Investment vs. reward in a competitive knapsack problem
This addresses the evolutionary problem of brain size optimization for species, though it is incremental as it applies existing methods to a specific biological-inspired scenario.
The study investigated the trade-off between brain size (metabolic cost) and competitive advantage in solving combinatorial problems using a two-player knapsack game with neural networks of varying sizes. It found that relative win rate follows a simple relation, with success increasing linearly when network sizes differ greatly but diminishing when they are comparable.
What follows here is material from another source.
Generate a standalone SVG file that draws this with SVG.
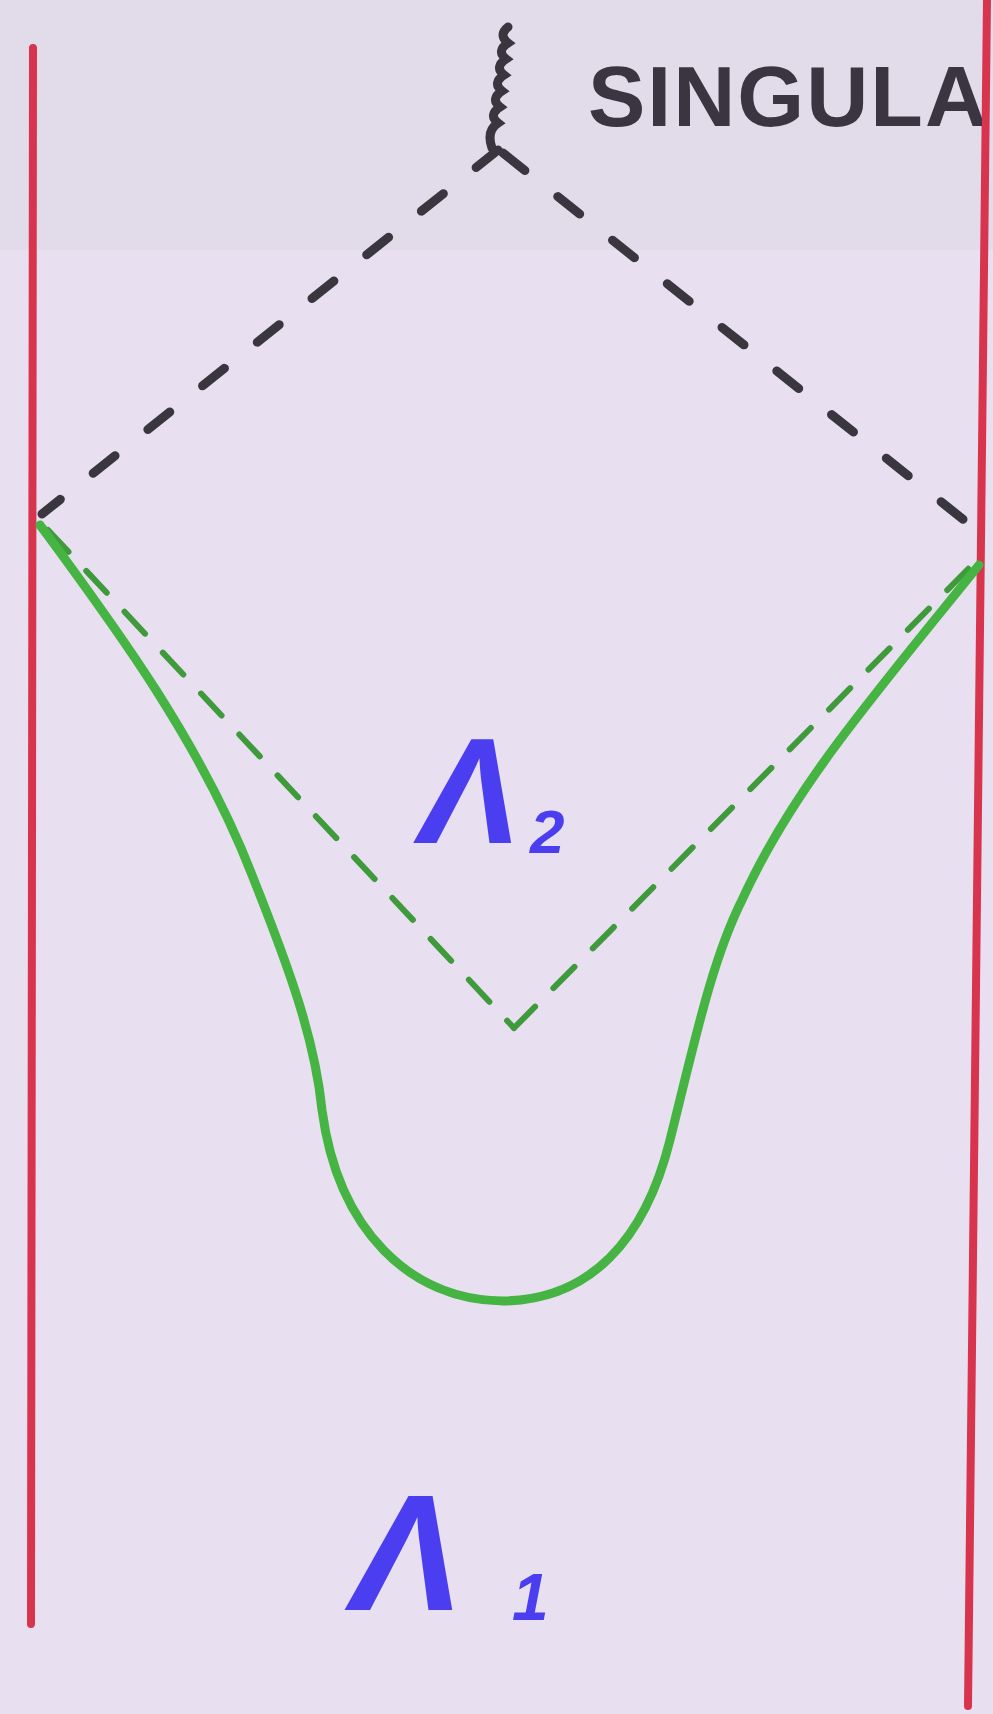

Natural selection drives species to develop brains, with sizes that increase with the complexity of the tasks to be tackled. Our goal is to investigate the balance between the metabolic costs of larger brains compared to the advantage they provide in solving general and combinatorial problems. Defining advantage as the performance relative to competitors, a two-player game based on the knapsack problem is used. Within this framework, two opponents compete over shared resources, with the goal of collecting more resources than the opponent. Neural nets of varying sizes are trained using a variant of the AlphaGo Zero algorithm. A surprisingly simple relation, $N_A/(N_A+N_B)$, is found for the relative win rate of a net with $N_A$ neurons against one with $N_B$. Success increases linearly with investments in additional resources when the networks sizes are very different, i.e. when $N_A \ll N_B$, with returns diminishing when both networks become comparable in size.